• _Task instructions_
Quote every line of the material beneath this one.

• _Stored data_
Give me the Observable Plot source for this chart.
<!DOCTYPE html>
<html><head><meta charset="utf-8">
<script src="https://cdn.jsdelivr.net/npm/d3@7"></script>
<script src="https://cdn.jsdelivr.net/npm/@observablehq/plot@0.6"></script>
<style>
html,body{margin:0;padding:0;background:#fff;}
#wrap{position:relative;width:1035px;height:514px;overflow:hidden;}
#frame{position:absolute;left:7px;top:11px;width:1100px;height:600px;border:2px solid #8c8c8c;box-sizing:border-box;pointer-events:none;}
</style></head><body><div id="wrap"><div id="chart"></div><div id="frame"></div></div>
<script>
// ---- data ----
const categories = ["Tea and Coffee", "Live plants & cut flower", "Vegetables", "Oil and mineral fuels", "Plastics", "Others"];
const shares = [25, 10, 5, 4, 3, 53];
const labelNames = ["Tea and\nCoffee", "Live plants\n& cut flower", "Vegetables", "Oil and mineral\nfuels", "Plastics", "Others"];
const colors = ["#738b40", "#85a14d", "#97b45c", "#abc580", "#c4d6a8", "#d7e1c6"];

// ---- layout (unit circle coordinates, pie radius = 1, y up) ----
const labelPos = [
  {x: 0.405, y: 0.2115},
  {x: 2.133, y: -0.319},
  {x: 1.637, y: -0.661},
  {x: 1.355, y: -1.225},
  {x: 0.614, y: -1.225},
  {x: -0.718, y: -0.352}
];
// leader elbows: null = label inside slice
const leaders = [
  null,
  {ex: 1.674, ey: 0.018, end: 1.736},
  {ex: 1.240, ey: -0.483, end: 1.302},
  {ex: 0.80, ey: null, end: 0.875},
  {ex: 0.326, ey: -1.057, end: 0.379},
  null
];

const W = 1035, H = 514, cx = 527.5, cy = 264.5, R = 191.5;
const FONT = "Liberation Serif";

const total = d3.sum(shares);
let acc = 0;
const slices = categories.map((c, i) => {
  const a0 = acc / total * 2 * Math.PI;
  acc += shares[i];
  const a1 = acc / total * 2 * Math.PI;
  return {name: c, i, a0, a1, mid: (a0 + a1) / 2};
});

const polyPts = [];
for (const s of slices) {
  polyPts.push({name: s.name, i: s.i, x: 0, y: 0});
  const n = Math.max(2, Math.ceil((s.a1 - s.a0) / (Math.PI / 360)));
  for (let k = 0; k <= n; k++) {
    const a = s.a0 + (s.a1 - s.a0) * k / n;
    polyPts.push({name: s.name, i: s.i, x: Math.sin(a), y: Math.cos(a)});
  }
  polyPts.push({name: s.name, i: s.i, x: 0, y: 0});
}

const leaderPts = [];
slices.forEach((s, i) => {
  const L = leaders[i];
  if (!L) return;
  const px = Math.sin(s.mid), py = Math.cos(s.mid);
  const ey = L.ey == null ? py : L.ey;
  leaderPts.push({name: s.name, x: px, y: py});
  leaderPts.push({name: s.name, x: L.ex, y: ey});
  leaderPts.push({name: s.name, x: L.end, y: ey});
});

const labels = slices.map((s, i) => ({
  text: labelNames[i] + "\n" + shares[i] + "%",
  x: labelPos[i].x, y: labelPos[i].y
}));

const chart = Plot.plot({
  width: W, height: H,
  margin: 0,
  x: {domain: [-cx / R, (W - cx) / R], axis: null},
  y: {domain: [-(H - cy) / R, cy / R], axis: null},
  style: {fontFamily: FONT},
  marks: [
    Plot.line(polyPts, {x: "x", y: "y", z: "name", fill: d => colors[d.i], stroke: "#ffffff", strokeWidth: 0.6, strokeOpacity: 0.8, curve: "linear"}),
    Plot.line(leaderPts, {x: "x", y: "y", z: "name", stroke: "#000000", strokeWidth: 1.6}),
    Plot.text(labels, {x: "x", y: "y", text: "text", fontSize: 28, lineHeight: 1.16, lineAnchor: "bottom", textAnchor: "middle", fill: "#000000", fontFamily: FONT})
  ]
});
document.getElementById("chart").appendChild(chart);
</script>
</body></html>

• _Response for this exercise_
Give me the Observable Plot source for this chart.
<!DOCTYPE html>
<html><head><meta charset="utf-8">
<script src="https://cdn.jsdelivr.net/npm/d3@7"></script>
<script src="https://cdn.jsdelivr.net/npm/@observablehq/plot@0.6"></script>
<style>
html,body{margin:0;padding:0;background:#fff;}
#wrap{position:relative;width:1035px;height:514px;overflow:hidden;}
#frame{position:absolute;left:7px;top:11px;width:1100px;height:600px;border:2px solid #8c8c8c;box-sizing:border-box;pointer-events:none;}
</style></head><body><div id="wrap"><div id="chart"></div><div id="frame"></div></div>
<script>
// ---- data ----
const categories = ["Tea and Coffee", "Live plants & cut flower", "Vegetables", "Oil and mineral fuels", "Plastics", "Others"];
const shares = [25, 10, 5, 4, 3, 53];
const labelNames = ["Tea and\nCoffee", "Live plants\n& cut flower", "Vegetables", "Oil and mineral\nfuels", "Plastics", "Others"];
const colors = ["#738b40", "#85a14d", "#97b45c", "#abc580", "#c4d6a8", "#d7e1c6"];

// ---- layout (unit circle coordinates, pie radius = 1, y up) ----
const labelPos = [
  {x: 0.405, y: 0.2115},
  {x: 2.133, y: -0.319},
  {x: 1.637, y: -0.661},
  {x: 1.355, y: -1.225},
  {x: 0.614, y: -1.225},
  {x: -0.718, y: -0.352}
];
// leader elbows: null = label inside slice
const leaders = [
  null,
  {ex: 1.674, ey: 0.018, end: 1.736},
  {ex: 1.240, ey: -0.483, end: 1.302},
  {ex: 0.80, ey: null, end: 0.875},
  {ex: 0.326, ey: -1.057, end: 0.379},
  null
];

const W = 1035, H = 514, cx = 527.5, cy = 264.5, R = 191.5;
const FONT = "Liberation Serif";

const total = d3.sum(shares);
let acc = 0;
const slices = categories.map((c, i) => {
  const a0 = acc / total * 2 * Math.PI;
  acc += shares[i];
  const a1 = acc / total * 2 * Math.PI;
  return {name: c, i, a0, a1, mid: (a0 + a1) / 2};
});

const polyPts = [];
for (const s of slices) {
  polyPts.push({name: s.name, i: s.i, x: 0, y: 0});
  const n = Math.max(2, Math.ceil((s.a1 - s.a0) / (Math.PI / 360)));
  for (let k = 0; k <= n; k++) {
    const a = s.a0 + (s.a1 - s.a0) * k / n;
    polyPts.push({name: s.name, i: s.i, x: Math.sin(a), y: Math.cos(a)});
  }
  polyPts.push({name: s.name, i: s.i, x: 0, y: 0});
}

const leaderPts = [];
slices.forEach((s, i) => {
  const L = leaders[i];
  if (!L) return;
  const px = Math.sin(s.mid), py = Math.cos(s.mid);
  const ey = L.ey == null ? py : L.ey;
  leaderPts.push({name: s.name, x: px, y: py});
  leaderPts.push({name: s.name, x: L.ex, y: ey});
  leaderPts.push({name: s.name, x: L.end, y: ey});
});

const labels = slices.map((s, i) => ({
  text: labelNames[i] + "\n" + shares[i] + "%",
  x: labelPos[i].x, y: labelPos[i].y
}));

const chart = Plot.plot({
  width: W, height: H,
  margin: 0,
  x: {domain: [-cx / R, (W - cx) / R], axis: null},
  y: {domain: [-(H - cy) / R, cy / R], axis: null},
  style: {fontFamily: FONT},
  marks: [
    Plot.line(polyPts, {x: "x", y: "y", z: "name", fill: d => colors[d.i], stroke: "#ffffff", strokeWidth: 0.6, strokeOpacity: 0.8, curve: "linear"}),
    Plot.line(leaderPts, {x: "x", y: "y", z: "name", stroke: "#000000", strokeWidth: 1.6}),
    Plot.text(labels, {x: "x", y: "y", text: "text", fontSize: 28, lineHeight: 1.16, lineAnchor: "bottom", textAnchor: "middle", fill: "#000000", fontFamily: FONT})
  ]
});
document.getElementById("chart").appendChild(chart);
</script>
</body></html>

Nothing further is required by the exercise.